*WHAT THE TASK REQUIRES*
Please return nothing but the lines between the line holding "Give me the matplotlib source for this chart." and the line holding "lab.set_family(mono)", both ends included, without the pictures.

## BEGIN GIVEN RECORDS

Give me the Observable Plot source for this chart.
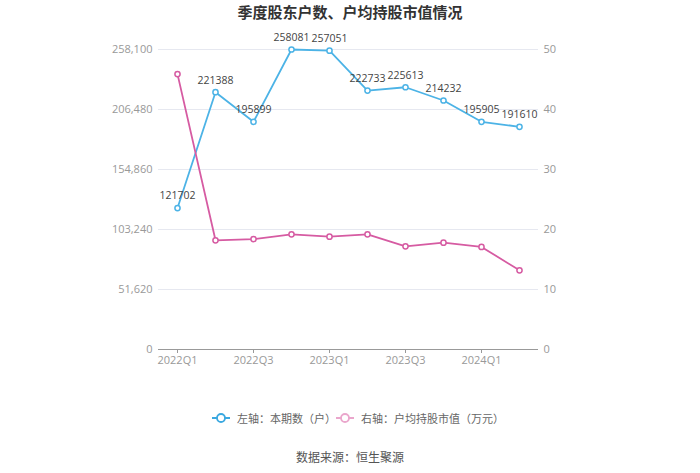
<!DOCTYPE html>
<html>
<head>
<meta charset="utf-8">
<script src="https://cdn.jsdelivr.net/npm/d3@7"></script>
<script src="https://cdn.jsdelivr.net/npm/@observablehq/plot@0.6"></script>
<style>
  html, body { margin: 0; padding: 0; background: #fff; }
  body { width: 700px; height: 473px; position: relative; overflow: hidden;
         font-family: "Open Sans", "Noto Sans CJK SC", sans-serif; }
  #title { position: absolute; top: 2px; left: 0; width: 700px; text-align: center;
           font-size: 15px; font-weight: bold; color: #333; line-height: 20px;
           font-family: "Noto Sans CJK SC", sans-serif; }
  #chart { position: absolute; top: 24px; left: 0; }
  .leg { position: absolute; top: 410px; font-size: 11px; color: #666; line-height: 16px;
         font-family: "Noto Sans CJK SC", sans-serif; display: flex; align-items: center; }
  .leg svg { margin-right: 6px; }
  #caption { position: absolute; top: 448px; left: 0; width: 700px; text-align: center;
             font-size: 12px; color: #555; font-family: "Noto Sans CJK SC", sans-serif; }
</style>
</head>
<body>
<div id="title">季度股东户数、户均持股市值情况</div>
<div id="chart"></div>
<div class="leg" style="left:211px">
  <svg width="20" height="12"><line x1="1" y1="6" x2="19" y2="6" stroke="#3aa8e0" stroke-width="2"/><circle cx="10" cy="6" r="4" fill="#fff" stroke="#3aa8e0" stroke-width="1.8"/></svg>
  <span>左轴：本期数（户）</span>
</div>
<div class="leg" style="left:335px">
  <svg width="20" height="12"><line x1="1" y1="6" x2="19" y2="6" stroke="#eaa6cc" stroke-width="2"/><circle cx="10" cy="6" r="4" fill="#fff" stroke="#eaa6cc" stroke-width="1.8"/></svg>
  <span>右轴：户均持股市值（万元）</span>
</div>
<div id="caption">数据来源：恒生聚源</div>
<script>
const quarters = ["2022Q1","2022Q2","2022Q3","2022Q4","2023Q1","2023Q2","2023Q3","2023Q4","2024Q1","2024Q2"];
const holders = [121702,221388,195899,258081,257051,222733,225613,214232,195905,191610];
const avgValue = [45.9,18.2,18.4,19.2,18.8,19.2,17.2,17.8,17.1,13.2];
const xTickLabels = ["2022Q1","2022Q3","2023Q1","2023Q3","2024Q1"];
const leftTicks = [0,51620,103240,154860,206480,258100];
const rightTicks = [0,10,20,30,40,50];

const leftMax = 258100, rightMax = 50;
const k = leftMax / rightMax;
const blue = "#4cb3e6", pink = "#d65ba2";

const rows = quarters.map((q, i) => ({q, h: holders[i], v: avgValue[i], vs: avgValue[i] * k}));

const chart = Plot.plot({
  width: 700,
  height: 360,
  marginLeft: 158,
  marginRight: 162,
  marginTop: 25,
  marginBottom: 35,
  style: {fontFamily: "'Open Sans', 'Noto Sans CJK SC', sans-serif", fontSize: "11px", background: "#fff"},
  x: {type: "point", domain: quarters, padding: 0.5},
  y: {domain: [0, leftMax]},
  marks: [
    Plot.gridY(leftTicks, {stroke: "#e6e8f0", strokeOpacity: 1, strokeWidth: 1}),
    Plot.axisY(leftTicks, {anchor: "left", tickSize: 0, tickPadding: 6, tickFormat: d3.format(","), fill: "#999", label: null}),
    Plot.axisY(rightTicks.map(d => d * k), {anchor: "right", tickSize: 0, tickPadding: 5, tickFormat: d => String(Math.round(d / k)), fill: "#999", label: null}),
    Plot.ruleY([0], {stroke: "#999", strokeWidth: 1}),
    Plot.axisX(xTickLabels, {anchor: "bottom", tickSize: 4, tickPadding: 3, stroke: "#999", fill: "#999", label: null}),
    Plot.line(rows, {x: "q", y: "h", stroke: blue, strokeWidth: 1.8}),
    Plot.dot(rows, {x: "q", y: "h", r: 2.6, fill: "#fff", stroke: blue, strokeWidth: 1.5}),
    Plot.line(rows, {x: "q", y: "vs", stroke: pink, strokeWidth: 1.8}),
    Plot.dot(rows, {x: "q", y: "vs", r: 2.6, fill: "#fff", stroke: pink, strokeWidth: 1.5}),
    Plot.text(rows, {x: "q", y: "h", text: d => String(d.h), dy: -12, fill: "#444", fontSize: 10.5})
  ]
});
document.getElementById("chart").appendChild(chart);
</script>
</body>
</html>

## END GIVEN RECORDS
## BEGIN GIVEN RECORDS

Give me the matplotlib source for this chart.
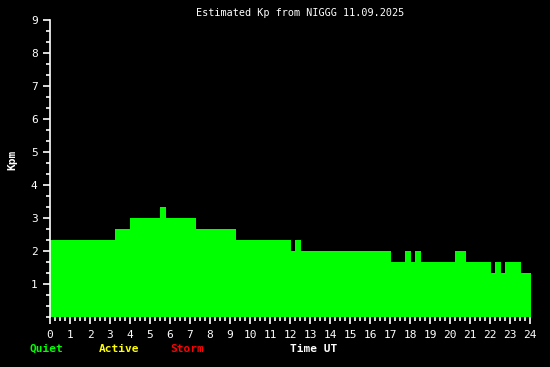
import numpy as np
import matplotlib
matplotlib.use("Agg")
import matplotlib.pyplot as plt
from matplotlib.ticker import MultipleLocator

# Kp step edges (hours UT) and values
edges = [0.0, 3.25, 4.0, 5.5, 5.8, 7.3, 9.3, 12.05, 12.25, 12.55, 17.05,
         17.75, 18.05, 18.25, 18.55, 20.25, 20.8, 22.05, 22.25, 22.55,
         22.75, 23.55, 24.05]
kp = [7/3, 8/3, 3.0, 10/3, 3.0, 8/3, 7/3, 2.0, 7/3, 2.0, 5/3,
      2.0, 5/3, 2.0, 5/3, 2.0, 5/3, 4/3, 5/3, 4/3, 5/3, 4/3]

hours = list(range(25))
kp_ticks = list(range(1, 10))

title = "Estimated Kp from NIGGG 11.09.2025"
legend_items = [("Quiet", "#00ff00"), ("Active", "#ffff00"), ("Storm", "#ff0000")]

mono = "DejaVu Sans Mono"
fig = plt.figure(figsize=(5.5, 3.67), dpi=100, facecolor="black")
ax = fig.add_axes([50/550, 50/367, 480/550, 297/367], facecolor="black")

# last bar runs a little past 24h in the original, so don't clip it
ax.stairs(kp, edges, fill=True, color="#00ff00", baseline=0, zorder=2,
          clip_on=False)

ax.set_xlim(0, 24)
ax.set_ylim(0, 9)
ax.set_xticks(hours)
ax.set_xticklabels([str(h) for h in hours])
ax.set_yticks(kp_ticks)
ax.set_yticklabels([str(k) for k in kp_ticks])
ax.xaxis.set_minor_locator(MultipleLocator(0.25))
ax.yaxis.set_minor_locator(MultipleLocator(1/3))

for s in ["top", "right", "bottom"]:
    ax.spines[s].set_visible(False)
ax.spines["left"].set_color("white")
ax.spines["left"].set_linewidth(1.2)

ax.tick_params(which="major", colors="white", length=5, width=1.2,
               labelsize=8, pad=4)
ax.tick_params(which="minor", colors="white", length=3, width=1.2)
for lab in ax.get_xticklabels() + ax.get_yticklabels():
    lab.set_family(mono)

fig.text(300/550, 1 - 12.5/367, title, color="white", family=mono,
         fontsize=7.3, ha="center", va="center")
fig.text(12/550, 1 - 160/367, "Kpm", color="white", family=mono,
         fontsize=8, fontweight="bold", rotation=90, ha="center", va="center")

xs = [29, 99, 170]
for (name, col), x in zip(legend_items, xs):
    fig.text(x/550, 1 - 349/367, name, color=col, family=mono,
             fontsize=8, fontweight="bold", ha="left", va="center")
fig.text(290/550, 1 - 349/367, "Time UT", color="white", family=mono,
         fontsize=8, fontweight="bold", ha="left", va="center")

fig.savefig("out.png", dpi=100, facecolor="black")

## END GIVEN RECORDS
## BEGIN GIVEN RECORDS

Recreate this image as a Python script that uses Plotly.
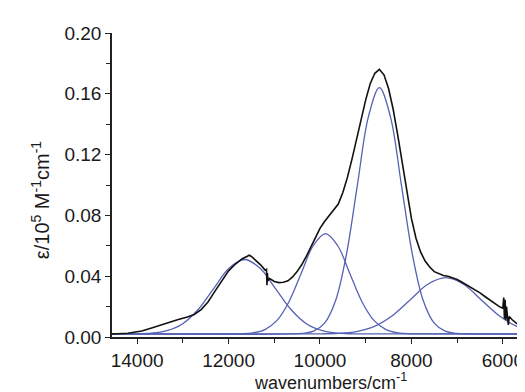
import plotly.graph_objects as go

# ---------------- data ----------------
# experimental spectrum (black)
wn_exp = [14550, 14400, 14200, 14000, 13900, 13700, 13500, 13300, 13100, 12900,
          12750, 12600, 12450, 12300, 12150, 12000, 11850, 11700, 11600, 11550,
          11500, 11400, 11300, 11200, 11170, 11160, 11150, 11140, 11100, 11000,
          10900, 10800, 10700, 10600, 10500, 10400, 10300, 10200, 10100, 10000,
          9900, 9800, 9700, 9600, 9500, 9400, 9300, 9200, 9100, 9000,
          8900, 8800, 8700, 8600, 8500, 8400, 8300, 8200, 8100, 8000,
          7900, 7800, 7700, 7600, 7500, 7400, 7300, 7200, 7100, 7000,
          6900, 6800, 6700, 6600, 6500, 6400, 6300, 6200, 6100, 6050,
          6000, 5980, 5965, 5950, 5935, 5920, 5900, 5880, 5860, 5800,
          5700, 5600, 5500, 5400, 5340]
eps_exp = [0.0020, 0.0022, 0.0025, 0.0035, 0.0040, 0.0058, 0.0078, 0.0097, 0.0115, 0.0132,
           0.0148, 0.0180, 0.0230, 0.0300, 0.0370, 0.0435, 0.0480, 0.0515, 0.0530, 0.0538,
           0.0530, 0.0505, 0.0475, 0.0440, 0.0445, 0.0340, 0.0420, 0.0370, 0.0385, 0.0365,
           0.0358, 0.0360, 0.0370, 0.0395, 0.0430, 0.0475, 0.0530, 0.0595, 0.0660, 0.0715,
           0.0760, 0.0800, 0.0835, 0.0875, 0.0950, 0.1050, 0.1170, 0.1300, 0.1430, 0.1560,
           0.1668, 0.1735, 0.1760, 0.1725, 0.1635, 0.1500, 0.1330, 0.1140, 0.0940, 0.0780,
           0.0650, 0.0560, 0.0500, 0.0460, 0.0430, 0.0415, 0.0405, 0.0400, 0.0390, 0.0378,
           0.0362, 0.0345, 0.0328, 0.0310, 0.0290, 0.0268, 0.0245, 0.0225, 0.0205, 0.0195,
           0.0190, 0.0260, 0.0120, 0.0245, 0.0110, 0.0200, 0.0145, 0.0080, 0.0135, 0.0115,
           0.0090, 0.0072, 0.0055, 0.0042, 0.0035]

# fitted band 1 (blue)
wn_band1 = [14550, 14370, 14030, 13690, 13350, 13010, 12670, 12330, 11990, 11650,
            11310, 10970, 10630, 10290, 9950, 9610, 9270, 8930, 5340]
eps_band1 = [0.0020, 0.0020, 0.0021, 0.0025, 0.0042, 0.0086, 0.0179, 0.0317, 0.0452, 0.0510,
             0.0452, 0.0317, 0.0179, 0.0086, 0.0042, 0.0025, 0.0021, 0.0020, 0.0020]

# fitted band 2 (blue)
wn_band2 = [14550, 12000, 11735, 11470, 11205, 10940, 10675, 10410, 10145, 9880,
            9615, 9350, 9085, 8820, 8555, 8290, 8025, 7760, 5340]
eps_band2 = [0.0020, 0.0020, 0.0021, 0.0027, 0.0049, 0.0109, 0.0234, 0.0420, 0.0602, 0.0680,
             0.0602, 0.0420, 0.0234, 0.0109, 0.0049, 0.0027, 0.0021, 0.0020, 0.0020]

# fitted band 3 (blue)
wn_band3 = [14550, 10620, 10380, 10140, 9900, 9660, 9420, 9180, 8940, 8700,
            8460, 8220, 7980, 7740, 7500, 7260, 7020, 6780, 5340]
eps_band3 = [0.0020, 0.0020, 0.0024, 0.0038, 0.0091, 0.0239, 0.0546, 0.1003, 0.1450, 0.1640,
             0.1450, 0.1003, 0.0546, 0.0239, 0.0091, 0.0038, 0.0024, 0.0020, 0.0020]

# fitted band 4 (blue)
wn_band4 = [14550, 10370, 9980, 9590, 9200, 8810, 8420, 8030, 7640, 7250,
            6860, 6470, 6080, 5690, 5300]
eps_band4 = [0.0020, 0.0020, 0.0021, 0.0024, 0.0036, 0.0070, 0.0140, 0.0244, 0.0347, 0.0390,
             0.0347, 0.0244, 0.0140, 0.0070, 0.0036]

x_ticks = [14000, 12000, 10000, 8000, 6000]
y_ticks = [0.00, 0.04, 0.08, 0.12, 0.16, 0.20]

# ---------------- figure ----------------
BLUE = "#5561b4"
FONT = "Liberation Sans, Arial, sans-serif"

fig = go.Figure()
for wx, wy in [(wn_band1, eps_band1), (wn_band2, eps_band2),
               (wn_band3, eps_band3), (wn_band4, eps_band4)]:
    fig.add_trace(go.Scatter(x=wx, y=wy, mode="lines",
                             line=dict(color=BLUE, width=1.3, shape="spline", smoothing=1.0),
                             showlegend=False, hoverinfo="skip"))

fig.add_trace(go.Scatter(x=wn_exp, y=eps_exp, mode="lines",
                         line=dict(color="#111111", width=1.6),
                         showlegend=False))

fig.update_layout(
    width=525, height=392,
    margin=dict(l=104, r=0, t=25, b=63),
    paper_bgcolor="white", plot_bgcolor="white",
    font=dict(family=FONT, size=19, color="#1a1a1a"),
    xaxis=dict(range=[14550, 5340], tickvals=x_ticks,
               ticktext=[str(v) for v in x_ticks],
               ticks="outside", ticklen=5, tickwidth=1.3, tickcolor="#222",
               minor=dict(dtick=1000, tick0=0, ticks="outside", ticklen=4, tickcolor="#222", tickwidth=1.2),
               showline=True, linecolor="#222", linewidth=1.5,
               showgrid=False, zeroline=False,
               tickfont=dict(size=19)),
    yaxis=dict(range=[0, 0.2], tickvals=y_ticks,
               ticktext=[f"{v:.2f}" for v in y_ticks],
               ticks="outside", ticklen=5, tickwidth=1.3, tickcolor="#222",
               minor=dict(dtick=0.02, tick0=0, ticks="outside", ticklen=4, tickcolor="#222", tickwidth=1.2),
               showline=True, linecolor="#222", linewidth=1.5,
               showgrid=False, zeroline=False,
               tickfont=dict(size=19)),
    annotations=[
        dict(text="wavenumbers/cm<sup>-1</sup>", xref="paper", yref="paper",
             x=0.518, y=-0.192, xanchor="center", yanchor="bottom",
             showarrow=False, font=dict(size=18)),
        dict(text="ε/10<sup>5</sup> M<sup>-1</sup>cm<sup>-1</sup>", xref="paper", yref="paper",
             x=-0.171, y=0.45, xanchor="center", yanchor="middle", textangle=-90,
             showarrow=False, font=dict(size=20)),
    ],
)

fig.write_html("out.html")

## END GIVEN RECORDS

*TASK RESULT*
Give me the matplotlib source for this chart.
import numpy as np
import matplotlib
matplotlib.use("Agg")
import matplotlib.pyplot as plt
from matplotlib.ticker import MultipleLocator

# Kp step edges (hours UT) and values
edges = [0.0, 3.25, 4.0, 5.5, 5.8, 7.3, 9.3, 12.05, 12.25, 12.55, 17.05,
         17.75, 18.05, 18.25, 18.55, 20.25, 20.8, 22.05, 22.25, 22.55,
         22.75, 23.55, 24.05]
kp = [7/3, 8/3, 3.0, 10/3, 3.0, 8/3, 7/3, 2.0, 7/3, 2.0, 5/3,
      2.0, 5/3, 2.0, 5/3, 2.0, 5/3, 4/3, 5/3, 4/3, 5/3, 4/3]

hours = list(range(25))
kp_ticks = list(range(1, 10))

title = "Estimated Kp from NIGGG 11.09.2025"
legend_items = [("Quiet", "#00ff00"), ("Active", "#ffff00"), ("Storm", "#ff0000")]

mono = "DejaVu Sans Mono"
fig = plt.figure(figsize=(5.5, 3.67), dpi=100, facecolor="black")
ax = fig.add_axes([50/550, 50/367, 480/550, 297/367], facecolor="black")

# last bar runs a little past 24h in the original, so don't clip it
ax.stairs(kp, edges, fill=True, color="#00ff00", baseline=0, zorder=2,
          clip_on=False)

ax.set_xlim(0, 24)
ax.set_ylim(0, 9)
ax.set_xticks(hours)
ax.set_xticklabels([str(h) for h in hours])
ax.set_yticks(kp_ticks)
ax.set_yticklabels([str(k) for k in kp_ticks])
ax.xaxis.set_minor_locator(MultipleLocator(0.25))
ax.yaxis.set_minor_locator(MultipleLocator(1/3))

for s in ["top", "right", "bottom"]:
    ax.spines[s].set_visible(False)
ax.spines["left"].set_color("white")
ax.spines["left"].set_linewidth(1.2)

ax.tick_params(which="major", colors="white", length=5, width=1.2,
               labelsize=8, pad=4)
ax.tick_params(which="minor", colors="white", length=3, width=1.2)
for lab in ax.get_xticklabels() + ax.get_yticklabels():
    lab.set_family(mono)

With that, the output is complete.